Some athletes are very good in their sports, establish an incredible legacy off the field, enter the Hall of Fame for that sport and are completely unrecognizable to 60% of the U.S. population. The main reason being that unless you are a Hockey Fan, or were a major football and baseball fan in the 1990s, you probably couldn’t recognize Wayne Gretzky or Bo Jackson if you saw them at your local grocery store. Then you have the athletes like Jose Canseco, now Lance Armstrong and yes now Michael Vick. Athletes whose stories transcended the sports field (for good or for ill) and made it into popular consciousness. In the case of Vick, his dog-fighting-to-prison-to-NFL again story had all of the elements of an American redemption story, violence, race, sex, and sports. But on Sunday that story may end. On Sunday at 1:00 we may see the final chapter of the Michael Vick saga and it will not be pretty either way the story ends.
Michael Vick is much bigger than sports, he has become, over the course of the last 7 years or so a touchtone for every racial, financial and cultural discussion regarding the National Football League. When you think about memes in sports, that move from the sports bars on Sunday to the metro bus ride to talking to your friends and your Mom on a Sunday night, which one doesn’t he hit?
– The “Running” vs. “Pocket” highly racialized quarterback controversy, where Vick’s physical skills were lauded and his mental capacity for the sport diminished
– The “Spoiled Athlete” meme, where Vick being scoring essentially the biggest contract in NFL history when he was with the Falcons only to blow it all for off the field behavior
– The Dog Fighting Scandal – Nuff Said’
– The Good vs. Bad Black story – When Vick was picked up by the Philadelphia Eagles to back up Donovan McNabb he entered one of the most racially polarized sports cities in America. Where the ‘authenticity’ of the city’s premiere QB Donovan McNabb was constantly questioned with ex-felons like Vick used as an example of someone with more ‘street cred’
The list goes on and on. I don’t think there is one athlete in the NFL who has had more ink spilled on him in the last 7 years that isn’t named Terrell Owens. And while everyone has their opinion on whether or not Michael Vick has redeemed himself from Dog-Fighting, or whether he is truly sorry, or whether he is better than Donovan McNabb, one thing remains abundantly clear: His performance on the field has not lived up to his first year hype. After ripping the Eagles starting QB job out of the hands of perpetual back-up Kevin Kolb in 2010 Michael Vick looked every bit like the superstar that many wanted him to be during his lack-luster days back in Atlanta. He was rewarded with a huge contract, and then he proceeded to make the entire team and organization look like fools. Not for his off the field conduct, which has been exemplary (given than most NFL players aren’t in trouble with the law anyway), but his on the field performance has been terrible.

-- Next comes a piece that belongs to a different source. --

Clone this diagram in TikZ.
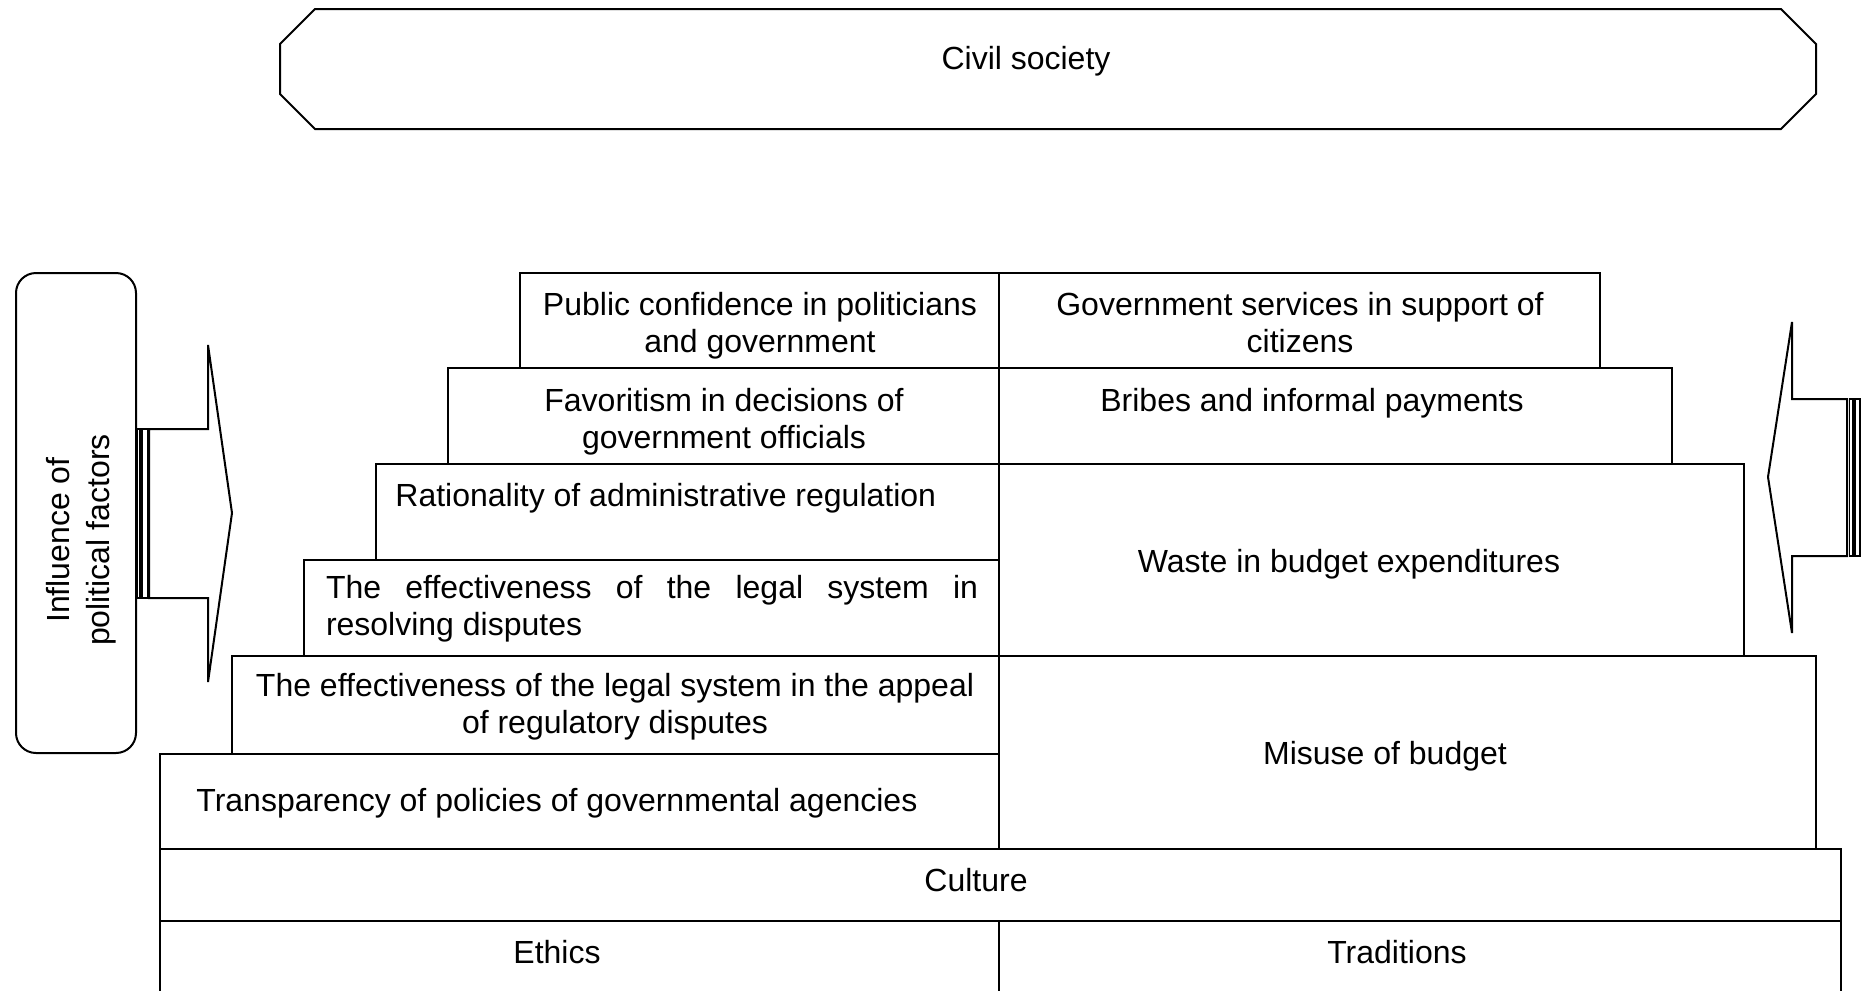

He was constantly hurt in the 2011-2012 season which cost the Eagles a pretty clear path to the playoffs. This year he’s become a turnover machine, and has somehow reduced one of the most talented rosters in the league to next to last place in scoring average. And now the biggest challenge remains.

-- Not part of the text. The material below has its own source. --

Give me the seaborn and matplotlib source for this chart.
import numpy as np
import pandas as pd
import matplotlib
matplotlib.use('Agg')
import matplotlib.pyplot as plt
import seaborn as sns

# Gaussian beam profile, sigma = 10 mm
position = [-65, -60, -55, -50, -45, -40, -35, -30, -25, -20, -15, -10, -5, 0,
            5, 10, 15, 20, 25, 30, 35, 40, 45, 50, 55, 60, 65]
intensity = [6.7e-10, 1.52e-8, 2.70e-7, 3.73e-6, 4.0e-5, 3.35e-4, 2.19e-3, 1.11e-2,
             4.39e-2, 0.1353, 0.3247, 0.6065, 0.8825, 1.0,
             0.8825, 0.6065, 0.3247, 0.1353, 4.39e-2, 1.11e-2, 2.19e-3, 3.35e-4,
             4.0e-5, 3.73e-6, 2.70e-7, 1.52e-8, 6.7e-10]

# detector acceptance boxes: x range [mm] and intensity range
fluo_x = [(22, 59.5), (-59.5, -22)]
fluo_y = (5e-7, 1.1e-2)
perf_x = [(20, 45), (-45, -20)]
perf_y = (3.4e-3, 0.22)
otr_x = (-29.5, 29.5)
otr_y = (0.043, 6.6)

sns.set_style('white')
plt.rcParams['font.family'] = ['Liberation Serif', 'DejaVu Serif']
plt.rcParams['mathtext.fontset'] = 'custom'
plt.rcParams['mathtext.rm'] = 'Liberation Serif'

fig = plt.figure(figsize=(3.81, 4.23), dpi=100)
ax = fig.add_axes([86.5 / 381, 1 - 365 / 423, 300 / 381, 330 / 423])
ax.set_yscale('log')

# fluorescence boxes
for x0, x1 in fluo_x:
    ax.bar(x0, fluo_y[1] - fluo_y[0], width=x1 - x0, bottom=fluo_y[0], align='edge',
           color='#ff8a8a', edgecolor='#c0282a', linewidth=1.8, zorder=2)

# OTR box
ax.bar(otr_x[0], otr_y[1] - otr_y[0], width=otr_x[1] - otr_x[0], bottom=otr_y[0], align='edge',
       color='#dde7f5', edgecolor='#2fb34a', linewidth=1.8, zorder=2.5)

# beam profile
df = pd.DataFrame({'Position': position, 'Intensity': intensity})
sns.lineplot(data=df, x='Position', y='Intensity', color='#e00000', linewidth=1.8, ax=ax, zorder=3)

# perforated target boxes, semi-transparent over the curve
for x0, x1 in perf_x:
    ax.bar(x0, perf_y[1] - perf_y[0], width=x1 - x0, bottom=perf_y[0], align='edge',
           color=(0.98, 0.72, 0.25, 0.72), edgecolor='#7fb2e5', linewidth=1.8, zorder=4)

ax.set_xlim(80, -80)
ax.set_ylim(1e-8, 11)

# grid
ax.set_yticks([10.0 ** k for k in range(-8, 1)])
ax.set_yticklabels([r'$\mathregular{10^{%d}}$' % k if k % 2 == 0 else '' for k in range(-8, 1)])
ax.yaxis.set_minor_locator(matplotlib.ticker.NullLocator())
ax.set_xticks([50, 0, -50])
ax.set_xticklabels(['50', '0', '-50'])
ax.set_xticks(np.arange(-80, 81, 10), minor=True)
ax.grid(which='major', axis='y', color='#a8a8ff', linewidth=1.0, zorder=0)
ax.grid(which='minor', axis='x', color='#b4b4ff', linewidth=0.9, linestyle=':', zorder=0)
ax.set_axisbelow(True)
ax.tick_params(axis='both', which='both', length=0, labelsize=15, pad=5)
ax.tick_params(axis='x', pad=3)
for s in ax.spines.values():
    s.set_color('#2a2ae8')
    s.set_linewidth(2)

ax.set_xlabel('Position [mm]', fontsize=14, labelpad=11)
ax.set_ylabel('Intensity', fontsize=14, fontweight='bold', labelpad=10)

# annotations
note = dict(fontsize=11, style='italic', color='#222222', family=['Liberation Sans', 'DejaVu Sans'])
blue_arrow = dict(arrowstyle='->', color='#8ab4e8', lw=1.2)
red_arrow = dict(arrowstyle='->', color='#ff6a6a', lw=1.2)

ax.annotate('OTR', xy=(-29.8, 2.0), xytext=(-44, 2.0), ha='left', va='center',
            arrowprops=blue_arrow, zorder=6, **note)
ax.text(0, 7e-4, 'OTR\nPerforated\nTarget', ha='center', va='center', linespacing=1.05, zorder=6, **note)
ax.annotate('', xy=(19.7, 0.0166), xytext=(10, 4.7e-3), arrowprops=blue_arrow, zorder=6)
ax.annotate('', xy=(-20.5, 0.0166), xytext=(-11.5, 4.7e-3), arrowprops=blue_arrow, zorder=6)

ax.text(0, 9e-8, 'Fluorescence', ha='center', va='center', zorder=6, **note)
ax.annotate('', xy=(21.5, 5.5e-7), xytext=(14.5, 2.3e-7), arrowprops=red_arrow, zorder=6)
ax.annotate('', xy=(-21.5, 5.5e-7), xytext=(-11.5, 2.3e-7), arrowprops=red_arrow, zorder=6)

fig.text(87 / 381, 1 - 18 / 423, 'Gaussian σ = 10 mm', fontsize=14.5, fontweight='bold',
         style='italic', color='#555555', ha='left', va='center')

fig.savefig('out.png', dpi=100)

The entire Philadelphia Eagles organization hangs on the precipice of the most dreaded word in professional football: “Re-building”. In football terms that means your team is bad, and you’re about to face anywhere from 5 to 10 years of desperately trying to find a coach, or a quarterback or both that will return your team to relevance. Some teams can delay this, the Titans went from Steve McNair to Vince Young who managed to keep the team afloat for a few years. But usually you end up like the Miami Dolphins, or the Denver Broncos or the Dallas Cowboys, all franchises that spent almost a decade trying to find another signal caller when their former franchise guy retired or lost his game. The team is now 3-3, and on Sunday will face the 6-0 Atlanta Falcons, Michael Vick’s old team in a game that will more or less define the future. If the Eagles lose, their playoff chances look pretty dim with half the season gone. This will likely be the end of Coach Andy Reid, the longest tenured coach in the NFL. Not during the season mind you, but with 100 million invested in Vick and mediocre seasons since McNabb left Reid will likely see his last year on the Eagle’s sideline. If the Eagles lose, Michael Vick becomes just another example of the over protected black athlete who had god given talents but never had the work ethic. If Vick loses to his former team, a game that he should be up for more than ANY other, everyone will have been ‘right’ about him.

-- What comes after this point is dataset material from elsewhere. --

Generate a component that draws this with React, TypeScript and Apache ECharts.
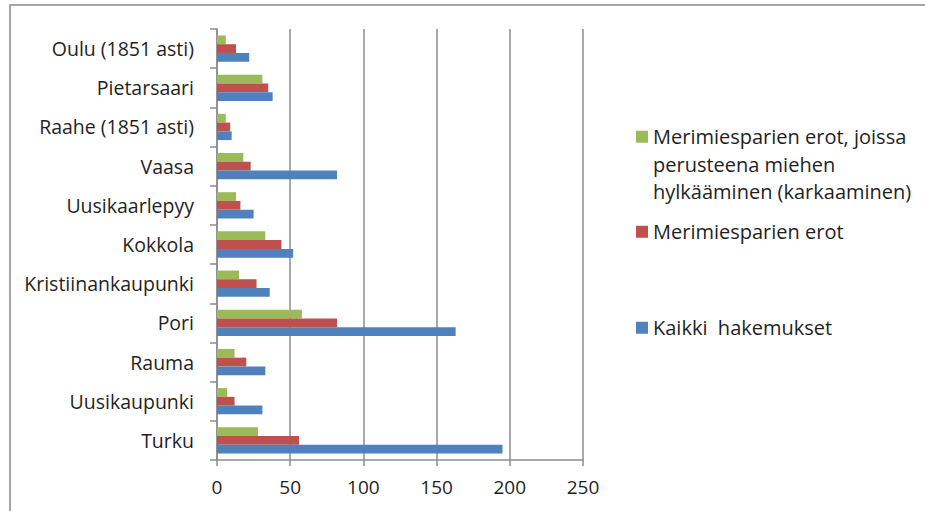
import React, { useEffect, useRef } from "react";
import * as echarts from "echarts";

const categories = [
  "Turku",
  "Uusikaupunki",
  "Rauma",
  "Pori",
  "Kristiinankaupunki",
  "Kokkola",
  "Uusikaarlepyy",
  "Vaasa",
  "Raahe (1851 asti)",
  "Pietarsaari",
  "Oulu (1851 asti)",
];

const kaikkiHakemukset = [195, 31, 33, 163, 36, 52, 25, 82, 10, 38, 22];
const merimiesparienErot = [56, 12, 20, 82, 27, 44, 16, 23, 9, 35, 13];
const karkaaminen = [28, 7, 12, 58, 15, 33, 13, 18, 6, 31, 6];

const NAME_GREEN = "Merimiesparien erot, joissa perusteena miehen hylkääminen (karkaaminen)";
const NAME_GREEN_LINES = ["Merimiesparien erot, joissa", "perusteena miehen", "hylkääminen (karkaaminen)"];
const NAME_RED = "Merimiesparien erot";
const NAME_BLUE = "Kaikki  hakemukset";

const xTicks = [0, 50, 100, 150, 200, 250];

const FONT = "'Open Sans', 'Noto Sans', sans-serif";
const TEXT = "#1f1f1f";
const GRID = "#8c8c8c";

export default function App() {
  const ref = useRef<HTMLDivElement>(null);

  useEffect(() => {
    if (!ref.current) return;
    const chart = echarts.init(ref.current, undefined, { renderer: "svg" });
    const legendText = { fontSize: 20, lineHeight: 27.5, fontFamily: FONT, color: TEXT };
    const legendBase = {
      orient: "vertical",
      left: 636,
      padding: 0,
      itemWidth: 12,
      itemHeight: 12,
      icon: "rect",
      selectedMode: false,
      textStyle: legendText,
    };
    chart.setOption({
      animation: false,
      backgroundColor: "#ffffff",
      textStyle: { fontFamily: FONT },
      graphic: [
        {
          type: "rect",
          shape: { x: 10, y: 5, width: 1000, height: 1000 },
          style: { fill: "none", stroke: "#8a8a8a", lineWidth: 1.5 },
          silent: true,
        },
      ],
      legend: [
        {
          ...legendBase,
          top: 68,
          data: [{ name: NAME_GREEN }],
          formatter: () => "\n\n" + NAME_GREEN_LINES.join("\n"),
        },
        { ...legendBase, top: 218, data: [{ name: NAME_RED }] },
        { ...legendBase, top: 314, data: [{ name: NAME_BLUE }] },
      ],
      grid: { left: 217, right: 342, top: 29, bottom: 51, containLabel: false },
      xAxis: {
        type: "value",
        min: xTicks[0],
        max: xTicks[xTicks.length - 1],
        interval: 50,
        axisLine: { show: true, lineStyle: { color: GRID, width: 1.5 } },
        axisTick: { show: true, length: 6, lineStyle: { color: GRID, width: 1.5 } },
        splitLine: { show: true, lineStyle: { color: GRID, width: 1.5 } },
        axisLabel: { fontSize: 19, color: TEXT, margin: 17, fontFamily: FONT },
      },
      yAxis: {
        type: "category",
        data: categories,
        axisLine: { show: true, lineStyle: { color: GRID, width: 1.5 } },
        axisTick: { show: true, length: 7, lineStyle: { color: GRID, width: 1.5 } },
        axisLabel: { fontSize: 19.5, color: TEXT, margin: 23, fontFamily: FONT },
        splitLine: { show: false },
      },
      series: [
        {
          name: NAME_GREEN,
          type: "bar",
          data: karkaaminen,
          itemStyle: { color: "#9BBB59" },
          barGap: "0%",
          barCategoryGap: "33%",
        },
        {
          name: NAME_RED,
          type: "bar",
          data: merimiesparienErot,
          itemStyle: { color: "#C0504D" },
          barGap: "0%",
          barCategoryGap: "33%",
        },
        {
          name: NAME_BLUE,
          type: "bar",
          data: kaikkiHakemukset,
          itemStyle: { color: "#4F81BD" },
          barGap: "0%",
          barCategoryGap: "33%",
        },
      ],
    });
    return () => chart.dispose();
  }, []);

  return (
    <div
      ref={ref}
      style={{ position: "absolute", left: 0, top: 0, width: 925, height: 511 }}
    />
  );
}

Of course the reverse is true as well. The Falcons are 6-0, and are ripe for a loss since going undefeated is challenging in today’s NFL. A Vick victory may give his career and the Eagles a new chapter. It may be the redemption story that springs him into another level, from thug to hero, to star to comeback-kid. But we won’t know that until tomorrow at 4:15 p.m. Either way, one of the longest running cultural and racial stories in the NFL will have a new chapter, we’ll have to see if that’s the end of the story, or a cliff-hanger to an all new series.